**Stored data**
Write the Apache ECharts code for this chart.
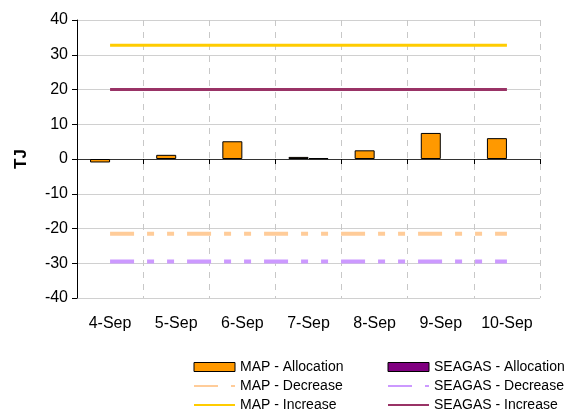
<!DOCTYPE html>
<html><head><meta charset="utf-8">
<script src="https://cdn.jsdelivr.net/npm/echarts@6/dist/echarts.min.js"></script>
<style>html,body{margin:0;padding:0;background:#fff}#c{width:570px;height:414px}</style>
</head><body><div id="c"></div>
<script>
const categories = ['4-Sep','5-Sep','6-Sep','7-Sep','8-Sep','9-Sep','10-Sep'];
const mapAllocation = [-1.0, 1.2, 5.1, 0.6, 2.5, 7.5, 6.0];
const seagasAllocation = [null, null, null, 0.25, null, null, null];
const mapDecrease = [-21.5, -21.5, -21.5, -21.5, -21.5, -21.5, -21.5];
const seagasDecrease = [-29.5, -29.5, -29.5, -29.5, -29.5, -29.5, -29.5];
const mapIncrease = [32.7, 32.7, 32.7, 32.7, 32.7, 32.7, 32.7];
const seagasIncrease = [20, 20, 20, 20, 20, 20, 20];
const yTicks = {min: -40, max: 40, interval: 10};

const FONT = 'Liberation Sans, Arial, sans-serif';
const dashPattern = [24, 13, 7, 13, 7, 13];
const chart = echarts.init(document.getElementById('c'));
const legendCommon = {
  orient: 'vertical', padding: 0, itemWidth: 41, itemHeight: 9, itemGap: 5,
  textStyle: {fontFamily: FONT, fontSize: 14, color: '#000'}, selectedMode: false
};
const noSym = {opacity: 0};
chart.setOption({
  animation: false,
  grid: {left: 77, right: 30, top: 20, bottom: 116},
  legend: [
    Object.assign({left: 193, top: 360, data: [
      {name: 'MAP - Allocation', icon: 'rect', itemStyle: {borderWidth: 1}},
      {name: 'MAP - Decrease', itemStyle: noSym},
      {name: 'MAP - Increase', itemStyle: noSym}]}, legendCommon),
    Object.assign({left: 387, top: 360, data: [
      {name: 'SEAGAS - Allocation', icon: 'rect', itemStyle: {borderWidth: 1}},
      {name: 'SEAGAS - Decrease', itemStyle: noSym},
      {name: 'SEAGAS - Increase', itemStyle: noSym}]}, legendCommon)
  ],
  xAxis: [{
    type: 'category', data: categories, position: 'bottom',
    axisLine: {show: false, onZero: false}, axisTick: {show: false},
    axisLabel: {fontFamily: FONT, fontSize: 16, color: '#000', margin: 18, interval: 0},
    splitLine: {show: true, interval: 0, lineStyle: {color: '#c8c8c8', type: [6, 6], width: 1}}
  }, {
    type: 'category', data: categories, position: 'bottom',
    axisLine: {show: true, onZero: true, lineStyle: {color: '#333', width: 1}},
    axisTick: {show: true, interval: 0, inside: false, length: 5, lineStyle: {color: '#000', width: 1}},
    axisLabel: {show: true, interval: 0, color: 'rgba(0,0,0,0)', fontSize: 1, formatter: function () { return ' '; }},
    splitLine: {show: false}
  }],
  yAxis: {
    type: 'value', min: yTicks.min, max: yTicks.max, interval: yTicks.interval,
    name: 'TJ', nameLocation: 'middle', nameGap: 47, nameRotate: 90,
    nameTextStyle: {fontFamily: FONT, fontSize: 17, fontWeight: 'bold', color: '#000'},
    axisLine: {show: true, onZero: false, lineStyle: {color: '#000', width: 1}},
    axisTick: {show: true, length: 5, lineStyle: {color: '#000'}},
    axisLabel: {fontFamily: FONT, fontSize: 16, color: '#000', margin: 9},
    splitLine: {show: true, lineStyle: {color: '#d0d0d0', width: 1}}
  },
  series: [
    {name: 'MAP - Allocation', type: 'bar', data: mapAllocation, barWidth: 20, barGap: '0%',
     itemStyle: {color: '#FF9900', borderColor: '#000', borderWidth: 1}},
    {name: 'SEAGAS - Allocation', type: 'bar', data: seagasAllocation, barWidth: 20, barGap: '0%',
     itemStyle: {color: '#800080', borderColor: '#000', borderWidth: 1}},
    {name: 'MAP - Decrease', type: 'line', data: mapDecrease, symbol: 'none',
     lineStyle: {color: '#FFCC99', width: 4, type: dashPattern, cap: 'butt'}, itemStyle: {color: '#FFCC99'}},
    {name: 'SEAGAS - Decrease', type: 'line', data: seagasDecrease, symbol: 'none',
     lineStyle: {color: '#CC99FF', width: 4, type: dashPattern, cap: 'butt'}, itemStyle: {color: '#CC99FF'}},
    {name: 'MAP - Increase', type: 'line', data: mapIncrease, symbol: 'none',
     lineStyle: {color: '#FFCC00', width: 3}, itemStyle: {color: '#FFCC00'}},
    {name: 'SEAGAS - Increase', type: 'line', data: seagasIncrease, symbol: 'none',
     lineStyle: {color: '#993366', width: 3}, itemStyle: {color: '#993366'}}
  ]
});
</script></body></html>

**The problem**
Write the listing above out again exactly, dropping each image.

**Task output**
Write the Apache ECharts code for this chart.
<!DOCTYPE html>
<html><head><meta charset="utf-8">
<script src="https://cdn.jsdelivr.net/npm/echarts@6/dist/echarts.min.js"></script>
<style>html,body{margin:0;padding:0;background:#fff}#c{width:570px;height:414px}</style>
</head><body><div id="c"></div>
<script>
const categories = ['4-Sep','5-Sep','6-Sep','7-Sep','8-Sep','9-Sep','10-Sep'];
const mapAllocation = [-1.0, 1.2, 5.1, 0.6, 2.5, 7.5, 6.0];
const seagasAllocation = [null, null, null, 0.25, null, null, null];
const mapDecrease = [-21.5, -21.5, -21.5, -21.5, -21.5, -21.5, -21.5];
const seagasDecrease = [-29.5, -29.5, -29.5, -29.5, -29.5, -29.5, -29.5];
const mapIncrease = [32.7, 32.7, 32.7, 32.7, 32.7, 32.7, 32.7];
const seagasIncrease = [20, 20, 20, 20, 20, 20, 20];
const yTicks = {min: -40, max: 40, interval: 10};

const FONT = 'Liberation Sans, Arial, sans-serif';
const dashPattern = [24, 13, 7, 13, 7, 13];
const chart = echarts.init(document.getElementById('c'));
const legendCommon = {
  orient: 'vertical', padding: 0, itemWidth: 41, itemHeight: 9, itemGap: 5,
  textStyle: {fontFamily: FONT, fontSize: 14, color: '#000'}, selectedMode: false
};
const noSym = {opacity: 0};
chart.setOption({
  animation: false,
  grid: {left: 77, right: 30, top: 20, bottom: 116},
  legend: [
    Object.assign({left: 193, top: 360, data: [
      {name: 'MAP - Allocation', icon: 'rect', itemStyle: {borderWidth: 1}},
      {name: 'MAP - Decrease', itemStyle: noSym},
      {name: 'MAP - Increase', itemStyle: noSym}]}, legendCommon),
    Object.assign({left: 387, top: 360, data: [
      {name: 'SEAGAS - Allocation', icon: 'rect', itemStyle: {borderWidth: 1}},
      {name: 'SEAGAS - Decrease', itemStyle: noSym},
      {name: 'SEAGAS - Increase', itemStyle: noSym}]}, legendCommon)
  ],
  xAxis: [{
    type: 'category', data: categories, position: 'bottom',
    axisLine: {show: false, onZero: false}, axisTick: {show: false},
    axisLabel: {fontFamily: FONT, fontSize: 16, color: '#000', margin: 18, interval: 0},
    splitLine: {show: true, interval: 0, lineStyle: {color: '#c8c8c8', type: [6, 6], width: 1}}
  }, {
    type: 'category', data: categories, position: 'bottom',
    axisLine: {show: true, onZero: true, lineStyle: {color: '#333', width: 1}},
    axisTick: {show: true, interval: 0, inside: false, length: 5, lineStyle: {color: '#000', width: 1}},
    axisLabel: {show: true, interval: 0, color: 'rgba(0,0,0,0)', fontSize: 1, formatter: function () { return ' '; }},
    splitLine: {show: false}
  }],
  yAxis: {
    type: 'value', min: yTicks.min, max: yTicks.max, interval: yTicks.interval,
    name: 'TJ', nameLocation: 'middle', nameGap: 47, nameRotate: 90,
    nameTextStyle: {fontFamily: FONT, fontSize: 17, fontWeight: 'bold', color: '#000'},
    axisLine: {show: true, onZero: false, lineStyle: {color: '#000', width: 1}},
    axisTick: {show: true, length: 5, lineStyle: {color: '#000'}},
    axisLabel: {fontFamily: FONT, fontSize: 16, color: '#000', margin: 9},
    splitLine: {show: true, lineStyle: {color: '#d0d0d0', width: 1}}
  },
  series: [
    {name: 'MAP - Allocation', type: 'bar', data: mapAllocation, barWidth: 20, barGap: '0%',
     itemStyle: {color: '#FF9900', borderColor: '#000', borderWidth: 1}},
    {name: 'SEAGAS - Allocation', type: 'bar', data: seagasAllocation, barWidth: 20, barGap: '0%',
     itemStyle: {color: '#800080', borderColor: '#000', borderWidth: 1}},
    {name: 'MAP - Decrease', type: 'line', data: mapDecrease, symbol: 'none',
     lineStyle: {color: '#FFCC99', width: 4, type: dashPattern, cap: 'butt'}, itemStyle: {color: '#FFCC99'}},
    {name: 'SEAGAS - Decrease', type: 'line', data: seagasDecrease, symbol: 'none',
     lineStyle: {color: '#CC99FF', width: 4, type: dashPattern, cap: 'butt'}, itemStyle: {color: '#CC99FF'}},
    {name: 'MAP - Increase', type: 'line', data: mapIncrease, symbol: 'none',
     lineStyle: {color: '#FFCC00', width: 3}, itemStyle: {color: '#FFCC00'}},
    {name: 'SEAGAS - Increase', type: 'line', data: seagasIncrease, symbol: 'none',
     lineStyle: {color: '#993366', width: 3}, itemStyle: {color: '#993366'}}
  ]
});
</script></body></html>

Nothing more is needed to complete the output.